Tens of thousands of Japanese households remained without power on Thursday morning, more than 10 hours after a powerful earthquake that left at least four dead and more than 100 injured, and severed transport links to the country's northeast.
Companies including a giant chipmaker and Toyota Motor Corp raced to assess the impact of the magnitude 7.4 quake, which struck shortly before midnight on Wednesday. Supply chain disruptions could put more pressure on already strained global output of smartphones, electronics and automobiles.
The temblor revived memories of the March 11, 2011 disaster in the same area, and left Shinkansen bullet train service indefinitely suspended, with at least one major highway to the region closed for safety checks.
Parts of building facades tumbled into streets below in some areas, and television footage showed a steep tiled roof crumpled over a parked, crushed car and workers examining cracked highways.
Areas of Tokyo lost power immediately after the quake, though most regained it within three hours. But some 24,270 households serviced by Tohoku Electric Power Co in northeast Japan remained without electricity by 10:00 a.m. local time (0100 GMT) on Thursday, although the firm said it expected most will have supply restored later in the day.
Prime Minister Fumio Kishida said four people had died and that the government would be on high alert for the possibility of further strong tremors over the next two to three days. At least 107 people were reported injured, several of them seriously, with 4,300 households still without water by mid-morning. Residents of one Fukushima city formed a long queue in a parking lot to fill up plastic tanks with water for use at home.
Renesas Electronics Corp, the world's biggest maker of automotive microcontroller chips, said it was checking for quake damage at three plants in Japan.
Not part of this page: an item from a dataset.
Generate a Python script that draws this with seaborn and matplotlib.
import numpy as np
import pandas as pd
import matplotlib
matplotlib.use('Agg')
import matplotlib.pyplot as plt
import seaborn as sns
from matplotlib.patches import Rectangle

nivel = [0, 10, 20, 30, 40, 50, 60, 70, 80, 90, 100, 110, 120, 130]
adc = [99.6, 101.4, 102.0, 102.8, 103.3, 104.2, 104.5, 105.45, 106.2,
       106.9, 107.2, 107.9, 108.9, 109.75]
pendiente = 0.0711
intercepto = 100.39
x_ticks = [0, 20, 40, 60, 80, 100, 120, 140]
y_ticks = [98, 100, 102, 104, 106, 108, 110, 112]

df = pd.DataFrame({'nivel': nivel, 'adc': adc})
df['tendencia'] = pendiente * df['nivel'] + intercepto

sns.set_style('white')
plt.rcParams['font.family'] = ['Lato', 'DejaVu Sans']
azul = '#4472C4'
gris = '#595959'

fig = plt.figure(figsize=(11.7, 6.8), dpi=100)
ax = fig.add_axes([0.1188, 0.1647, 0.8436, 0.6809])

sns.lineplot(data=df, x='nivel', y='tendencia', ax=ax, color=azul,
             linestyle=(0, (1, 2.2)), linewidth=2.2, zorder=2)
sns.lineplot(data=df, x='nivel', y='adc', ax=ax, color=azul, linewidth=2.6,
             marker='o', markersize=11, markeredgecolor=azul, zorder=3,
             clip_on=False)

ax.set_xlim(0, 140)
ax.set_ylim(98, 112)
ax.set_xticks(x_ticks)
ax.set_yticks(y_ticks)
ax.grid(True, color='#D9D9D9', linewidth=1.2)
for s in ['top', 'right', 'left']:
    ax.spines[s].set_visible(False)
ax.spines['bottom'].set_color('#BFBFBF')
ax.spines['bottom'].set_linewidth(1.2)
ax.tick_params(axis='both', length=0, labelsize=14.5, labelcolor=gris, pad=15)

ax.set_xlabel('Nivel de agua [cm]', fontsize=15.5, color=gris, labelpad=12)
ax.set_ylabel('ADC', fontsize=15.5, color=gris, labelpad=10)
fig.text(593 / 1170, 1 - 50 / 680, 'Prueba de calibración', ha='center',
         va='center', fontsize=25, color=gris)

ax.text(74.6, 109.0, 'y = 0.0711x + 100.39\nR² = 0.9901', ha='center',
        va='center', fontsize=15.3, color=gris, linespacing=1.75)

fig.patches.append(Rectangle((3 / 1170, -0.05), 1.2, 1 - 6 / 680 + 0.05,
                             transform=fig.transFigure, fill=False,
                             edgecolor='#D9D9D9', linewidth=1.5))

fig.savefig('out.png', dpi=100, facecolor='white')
Among them is its advanced Naka plant in Ibaraki prefecture, which closed for three months following the March 2011 quake and for a shorter time after a quake in 2021. It had to halt production last year because of a fire, exacerbating a global chip shortage that is forcing auto companies to curb output.
The quake, initially measured at magnitude 7.3 but later revised up to 7.4 by the Japan Meteorological Agency, hit at 11.36 p.m. local time just off the coast of Fukushima prefecture at a depth of 60 kilometres. The 2011 quake and tsunami off Fukushima - commemorated across the country less than a week ago - left some 18,000 dead.
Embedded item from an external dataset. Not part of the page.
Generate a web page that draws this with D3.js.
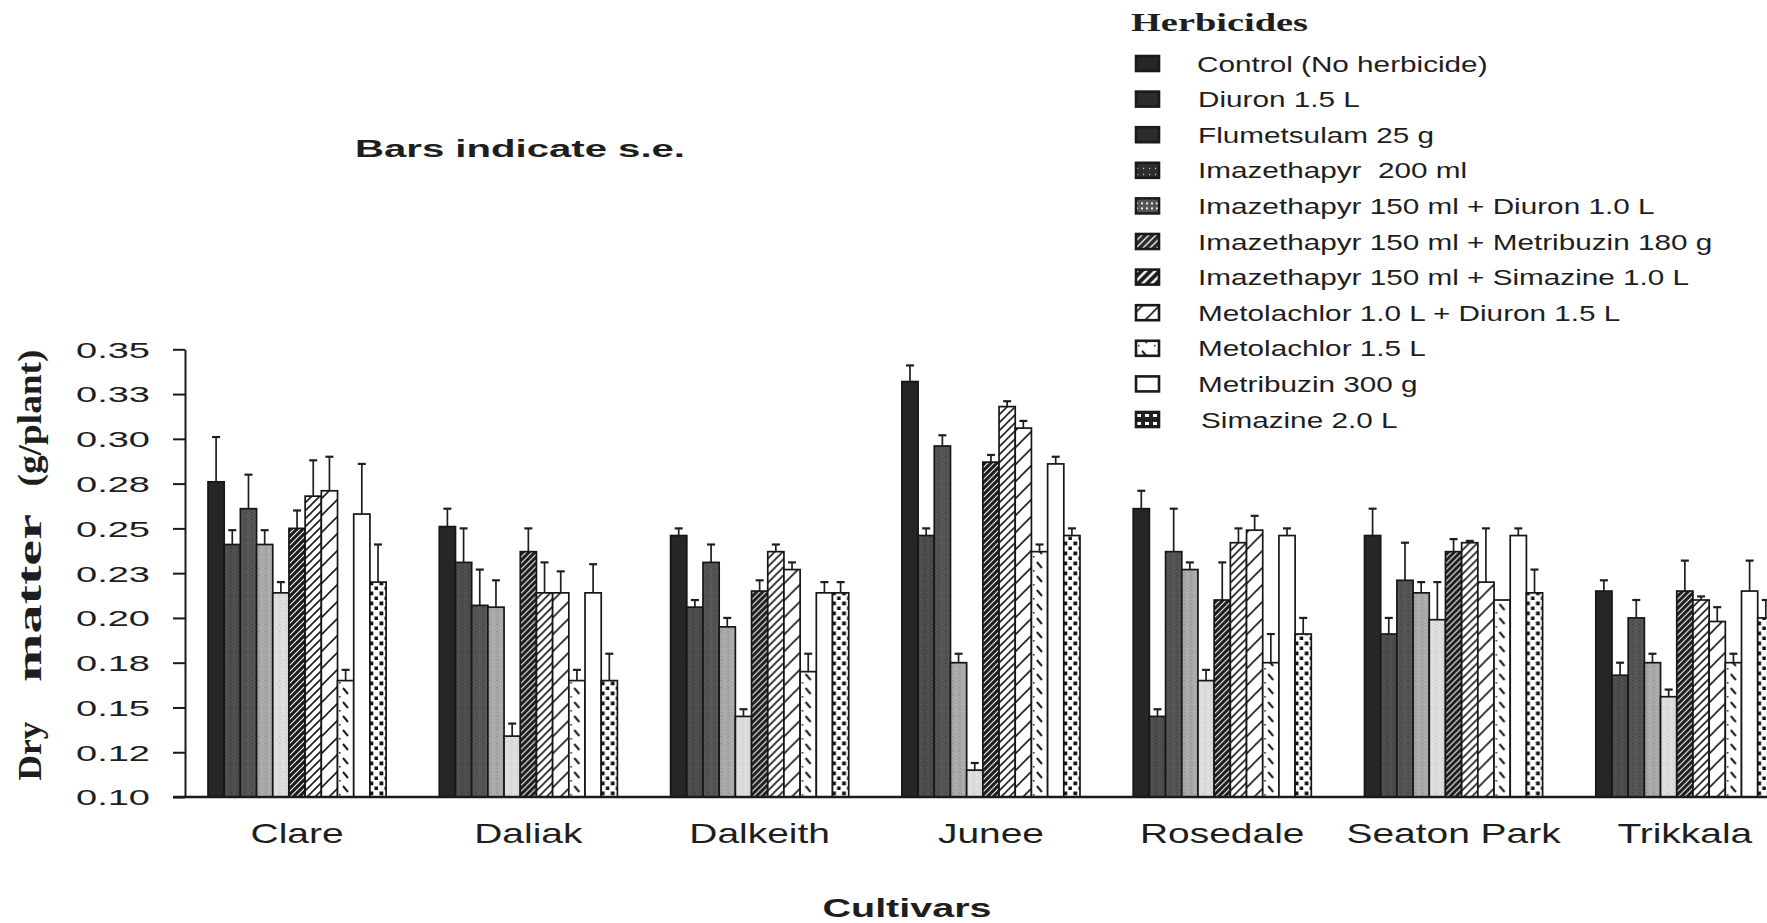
<!DOCTYPE html>
<html><head><meta charset="utf-8">
<script src="https://cdn.jsdelivr.net/npm/d3@7"></script>
<style>
html,body{margin:0;padding:0;background:#fff;}
svg{display:block;background:#fff;}
text{font-family:"Liberation Sans",Arial,Helvetica,sans-serif;fill:#1e1e1e;white-space:pre;}
.serif{font-family:"Liberation Serif","Times New Roman",serif;font-weight:bold;}
</style></head><body>
<svg id="chart" width="1767" height="923"></svg>
<script>
// ---------------- data ----------------
const cultivars = ["Clare","Daliak","Dalkeith","Junee","Rosedale","Seaton Park","Trikkala"];
const herbicides = [
  "Control (No herbicide)",
  "Diuron 1.5 L",
  "Flumetsulam 25 g",
  "Imazethapyr  200 ml",
  "Imazethapyr 150 ml + Diuron 1.0 L",
  "Imazethapyr 150 ml + Metribuzin 180 g",
  "Imazethapyr 150 ml + Simazine 1.0 L",
  "Metolachlor 1.0 L + Diuron 1.5 L",
  "Metolachlor 1.5 L",
  "Metribuzin 300 g",
  "Simazine 2.0 L"
];
const yTickValues = [0.10,0.125,0.15,0.175,0.20,0.225,0.25,0.275,0.30,0.325,0.35];
const yTickLabels = ["0.10","0.12","0.15","0.18","0.20","0.23","0.25","0.28","0.30","0.33","0.35"];

// means per herbicide, in cultivar order
const control        = [0.276,0.251,0.246,0.332,0.261,0.246,0.215];
const diuron         = [0.241,0.231,0.206,0.246,0.145,0.191,0.168];
const flumetsulam    = [0.261,0.207,0.231,0.296,0.237,0.221,0.200];
const imaz200        = [0.241,0.206,0.195,0.175,0.227,0.214,0.175];
const imazDiuron     = [0.214,0.134,0.145,0.115,0.165,0.199,0.156];
const imazMetribuzin = [0.250,0.237,0.215,0.287,0.210,0.237,0.215];
const imazSimazine   = [0.268,0.214,0.237,0.318,0.242,0.242,0.210];
const metolDiuron    = [0.271,0.214,0.227,0.306,0.249,0.220,0.198];
const metol15        = [0.165,0.165,0.170,0.237,0.175,0.210,0.175];
const metribuzin     = [0.258,0.214,0.214,0.286,0.246,0.246,0.215];
const simazine       = [0.220,0.165,0.214,0.246,0.191,0.214,0.200];

// standard errors per herbicide
const controlSE        = [0.025,0.010,0.004,0.009,0.010,0.015,0.006];
const diuronSE         = [0.008,0.019,0.004,0.004,0.004,0.009,0.007];
const flumetsulamSE    = [0.019,0.020,0.010,0.006,0.024,0.021,0.010];
const imaz200SE        = [0.008,0.015,0.005,0.005,0.004,0.006,0.005];
const imazDiuronSE     = [0.006,0.007,0.004,0.004,0.006,0.021,0.004];
const imazMetribuzinSE = [0.010,0.013,0.006,0.004,0.021,0.007,0.017];
const imazSimazineSE   = [0.020,0.017,0.004,0.003,0.008,0.001,0.002];
const metolDiuronSE    = [0.019,0.012,0.004,0.004,0.008,0.030,0.008];
const metol15SE        = [0.006,0.006,0.010,0.004,0.016,0.000,0.005];
const metribuzinSE     = [0.028,0.016,0.006,0.004,0.004,0.004,0.017];
const simazineSE       = [0.021,0.015,0.006,0.004,0.009,0.013,0.010];

const meanSeries = [control,diuron,flumetsulam,imaz200,imazDiuron,imazMetribuzin,imazSimazine,metolDiuron,metol15,metribuzin,simazine];
const seSeries = [controlSE,diuronSE,flumetsulamSE,imaz200SE,imazDiuronSE,imazMetribuzinSE,imazSimazineSE,metolDiuronSE,metol15SE,metribuzinSE,simazineSE];

// ---------------- drawing ----------------
const svg = d3.select("#chart");
const defs = svg.append("defs");

function pat(id, w, h, bg, draw){
  const p = defs.append("pattern").attr("id",id).attr("patternUnits","userSpaceOnUse")
    .attr("width",w).attr("height",h);
  p.append("rect").attr("width",w).attr("height",h).attr("fill",bg);
  draw(p);
}
function diag(id, s, sw, bg, col){
  pat(id, s, s, bg, p => p.append("path")
    .attr("d",`M0,${s} L${s},0 M${-s/2},${s/2} L${s/2},${-s/2} M${s/2},${s*1.5} L${s*1.5},${s/2}`)
    .attr("stroke",col).attr("stroke-width",sw).attr("fill","none"));
}
function noise(id, bg, c1, c2){
  pat(id, 7, 7, bg, p => {
    p.append("rect").attr("x",1).attr("y",1).attr("width",1.4).attr("height",1.4).attr("fill",c1);
    p.append("rect").attr("x",4).attr("y",4).attr("width",1.4).attr("height",1.4).attr("fill",c2);
    p.append("rect").attr("x",5).attr("y",1).attr("width",1).attr("height",1).attr("fill",c2);
    p.append("rect").attr("x",2).attr("y",5).attr("width",1).attr("height",1).attr("fill",c1);
  });
}
noise("pDiuron","#4c4c4c","#3a3a3a","#5e5e5e");
noise("pFlum","#545454","#404040","#666");
noise("pImaz","#a8a8a8","#8f8f8f","#c0c0c0");
noise("pImazDiu","#dcdcdc","#c8c8c8","#ececec");
diag("pImazMet", 6, 3.2, "#fff", "#1c1c1c");
diag("pImazSim", 8, 1.6, "#fff", "#1c1c1c");
diag("pMetolDiu", 17, 1.6, "#fff", "#1c1c1c");
pat("pMetol", 16, 14, "#fff", p => {
  p.append("path").attr("d","M7,2 L12,8").attr("stroke","#1c1c1c").attr("stroke-width",2);
  p.append("rect").attr("x",3).attr("y",10).attr("width",1.6).attr("height",1.6).attr("fill","#333");
});
pat("pSima", 10, 10, "#fff", p => {
  p.append("rect").attr("x",1.5).attr("y",1.5).attr("width",3.8).attr("height",3.8).attr("fill","#141414");
  p.append("rect").attr("x",6.5).attr("y",6.5).attr("width",3.8).attr("height",3.8).attr("fill","#141414");
});
// legend-only swatch textures
pat("lImaz", 6, 6, "#2e2e2e", p => p.append("rect").attr("x",2).attr("y",3).attr("width",1.2).attr("height",1.2).attr("fill","#ddd"));
pat("lImazDiu", 5, 5, "#555", p => p.append("rect").attr("x",1).attr("y",1).attr("width",2).attr("height",2).attr("fill","#eee"));
diag("lImazMet", 7, 1.4, "#2e2e2e", "#e8e8e8");
diag("lImazSim", 9, 4, "#fff", "#1c1c1c");
pat("lSima", 8, 8, "#222", p => p.append("rect").attr("x",2).attr("y",2).attr("width",4).attr("height",3).attr("fill","#fff"));

const fills = ["#262626","url(#pDiuron)","url(#pFlum)","url(#pImaz)","url(#pImazDiu)",
  "url(#pImazMet)","url(#pImazSim)","url(#pMetolDiu)","url(#pMetol)","#fff","url(#pSima)"];
const legendFills = ["#262626","#2b2b2b","#2b2b2b","url(#lImaz)","url(#lImazDiu)",
  "url(#lImazMet)","url(#lImazSim)","url(#pMetolDiu)","url(#pMetol)","#fff","url(#lSima)"];

const y = d3.scaleLinear().domain([0.10,0.35]).range([797,349.3]);
const pin = 0.23;
const x0 = d3.scaleBand().domain(cultivars)
  .range([208, 208 + 231.3*(cultivars.length - pin)]).paddingInner(pin).paddingOuter(0);
const x1 = d3.scaleBand().domain(d3.range(herbicides.length)).range([0, x0.bandwidth()]).padding(0);

function stretch(sel, f){
  sel.each(function(){
    const L = this.getComputedTextLength();
    d3.select(this).attr("textLength", L*f).attr("lengthAdjust","spacingAndGlyphs");
  });
}
function fitTo(sel, w){
  sel.attr("textLength", w).attr("lengthAdjust","spacingAndGlyphs");
}

// bars
const groups = svg.append("g").selectAll("g").data(cultivars).join("g")
  .attr("transform", d => `translate(${x0(d)},0)`);
groups.each(function(c, ci){
  const g = d3.select(this);
  const rows = herbicides.map((h,hi)=>({hi, v: meanSeries[hi][ci], se: seSeries[hi][ci]}));
  g.selectAll("rect").data(rows).join("rect")
    .attr("x", d => x1(d.hi)).attr("width", x1.bandwidth())
    .attr("y", d => y(d.v)).attr("height", d => y(0.10) - y(d.v))
    .attr("fill", d => fills[d.hi]).attr("stroke","#161616").attr("stroke-width",1.7);
  const eb = g.selectAll("g.eb").data(rows.filter(d=>d.se>0)).join("g").attr("class","eb")
    .attr("stroke","#1e1e1e").attr("stroke-width",1.7);
  eb.append("line").attr("x1", d => x1(d.hi)+x1.bandwidth()/2).attr("x2", d => x1(d.hi)+x1.bandwidth()/2)
    .attr("y1", d => y(d.v)).attr("y2", d => y(d.v+d.se));
  eb.append("line").attr("x1", d => x1(d.hi)+x1.bandwidth()/2-4).attr("x2", d => x1(d.hi)+x1.bandwidth()/2+4)
    .attr("y1", d => y(d.v+d.se)).attr("y2", d => y(d.v+d.se)).attr("stroke-width",2.2);
});

// y axis
const yAxis = svg.append("g").attr("transform","translate(185,0)")
  .call(d3.axisLeft(y).tickValues(yTickValues).tickFormat((d,i)=>yTickLabels[i])
        .tickSize(12).tickSizeOuter(0).tickPadding(23));
yAxis.select(".domain").attr("stroke","#1a1a1a").attr("stroke-width",2);
yAxis.selectAll(".tick line").attr("stroke","#1a1a1a").attr("stroke-width",2);
yAxis.selectAll(".tick text").style("font-size","22px").attr("fill","#1e1e1e").attr("dy","0.36em");
fitTo(yAxis.selectAll(".tick text"), 74);

// x baseline
svg.append("line").attr("x1",173).attr("x2",1767).attr("y1",y(0.10)).attr("y2",y(0.10))
  .attr("stroke","#1a1a1a").attr("stroke-width",2.4);

// x labels
const xl = svg.append("g").selectAll("text").data(cultivars).join("text")
  .attr("x", d => x0(d)+x0.bandwidth()/2).attr("y",843)
  .attr("text-anchor","middle").style("font-size","28px").text(d=>d);
stretch(xl, 1.39);

// axis titles
const xt = svg.append("text").attr("x",907).attr("y",917).attr("text-anchor","middle")
  .style("font-size","25px").style("font-weight","bold").text("Cultivars");
fitTo(xt, 169);

const yTitleWords = [["Dry",751,59],["matter",598,168],["(g/plant)",418,137]];
svg.append("g").selectAll("text").data(yTitleWords).join("text")
  .attr("class","serif").attr("text-anchor","middle")
  .attr("transform", d => `translate(41,${d[1]}) rotate(-90)`)
  .style("font-size","34px").attr("textLength", d=>d[2]).attr("lengthAdjust","spacingAndGlyphs")
  .text(d=>d[0]);

const note = svg.append("text").attr("x",355).attr("y",157).style("font-size","23px")
  .style("font-weight","bold").text("Bars indicate s.e.");
fitTo(note, 330);

// legend
const lg = svg.append("g").attr("transform","translate(1135,0)");
const ht = lg.append("text").attr("class","serif").attr("x",-4).attr("y",31).style("font-size","25px").text("Herbicides");
fitTo(ht, 177);
const items = lg.selectAll("g.it").data(herbicides).join("g").attr("class","it")
  .attr("transform",(d,i)=>`translate(0,${64 + i*35.6})`);
items.append("rect").attr("x",1).attr("y",-8).attr("width",23).attr("height",15)
  .attr("fill",(d,i)=>legendFills[i]).attr("stroke","#1a1a1a").attr("stroke-width",2.6);
const lt = items.append("text").attr("x",(d,i)=> i===0?62:(i===10?66:63)).attr("y",7.5)
  .style("font-size","22px").text(d=>d);
stretch(lt, 1.35);
</script>
</body></html>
A tsunami warning was issued but cancelled early on Thursday morning. Some areas reported a rise in the sea level but no serious damage was immediately reported.
The 2011 disaster also set off meltdowns at the Fukushima Daiichi nuclear power plant. No abnormalities were reported at any nuclear power plants, although authorities had earlier said a fire alarm had been triggered at a turbine building at the crippled plant.
Manufacturers said they were trying to gauge the potential damage to their facilities in the region.
Toyota said it had cancelled the day shift at two factories in northeast Japan after workers evacuated the plants during their evening shift on Wednesday. The automaker said it will decide on the evening shift later.
Mizuho Financial Group Inc's main banking arm said some of its ATMs temporarily stopped operations due to power outages, but that they had all been restored to service.
In an attempt to cover the area affected by the Shinkansen outage, All Nippon Airways and Japan Airlines (JAL) said they had added extra flights to northern cities. There were no forecasts of when regular rail service might be restored.
Japan's benchmark Nikkei stock average jumped, with no impact seen from the quake.